Eric_WVGG · a month ago
Mine is text-box: trim. Twenty years of trying to explain to graphic designers why it’s next to impossible possible to get the top of a capital letter to a box, I feel free like a bird.
k33n · a month ago
Once Firefox supports it, we will be golden.
nilslindemann · a month ago
My favorite is @layer
namuol · a month ago
Don’t forget @layer!
silverwind · a month ago
I like 2-4 but I despise nested selectors. They make selectors ungreppable.
pphysch · a month ago
Why/how do you grep selectors? Seems overly optimistic to be able to guess the particular rule pattern that is applying a style. Browser tools are much more reliable.
cwillu · a month ago
Stop pinning things to the edges of the screen and window. Some sites have literally over 50% of the viewable area taken up by irrelevant static elements. Let the content scroll, like god intended.
moho · a month ago
In case the author happens to read these - final statement in native CSS nesting is no longer true.

"The only small difference from Sass: for element selectors you need the & prefix. In Sass you could write a { color: red } inside a parent, but native CSS requires & a { color: red }."

It was true for a bit, but fixed within 2-3 releases iirc. You can now freely nav { a { color: red; } }

ffsm8 · a month ago
Bengalilol · a month ago
Me: cool, let's be creative, I love 2026.

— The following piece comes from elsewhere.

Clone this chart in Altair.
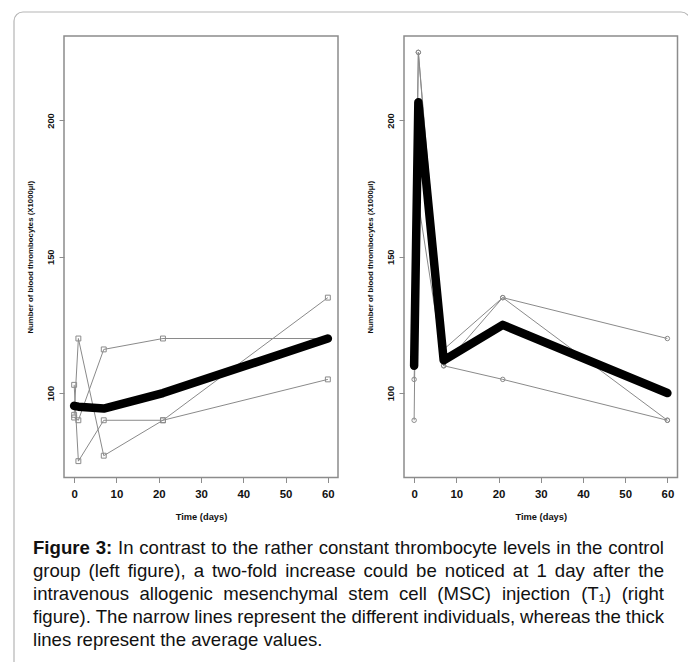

Browsers: Yeah, but beware of limited availability, most of those creative examples are in the 40-50% browsers support range.

graypegg · a month ago
In the past this was a major issue that meant useful features were only ever usable after IE/Safari finally supported them half a decade later, but it has seriously gotten better. Sadly as a result of Chromium's overbearing presence, but it's a helpful outcome at least.

https://wpt.fyi/interop-2025

presentation · a month ago
Problem with safari though is that it’s tied to OS updates that many people just defer for insanely long periods of time. So unlike the other browsers, it’s not evergreen, so if you need to support any iOS users or Mac users who don’t use chrome etc, you’re out of luck
thih9 · a month ago
> most of those creative examples are in the 40-50% browsers support range.

Not if you filter the examples. Click "widely available".

MD87 · a month ago
First widely available one I saw was this: https://modern-css.com/staggered-animations-without-nth-chil...

That would actually fix some ugly CSS I have. The demo works. Neat.

Except... the demo doesn't use either the old syntax or the new syntax. The browser support is wrong (Firefox doesn't support it, the site says Firefox 16+; it says Chrome 43+ but in reality it's much newer: Chrome 148+). It says "Since 2018" but the spec was introduced in 2024.

So maybe an interesting overview of things that might be available or might not, but the filtering and data on the site doesn't seem to be useful.

maxloh · a month ago
It takes time. Browser vendors add support for those features now, in the hope that they will become widely available one day.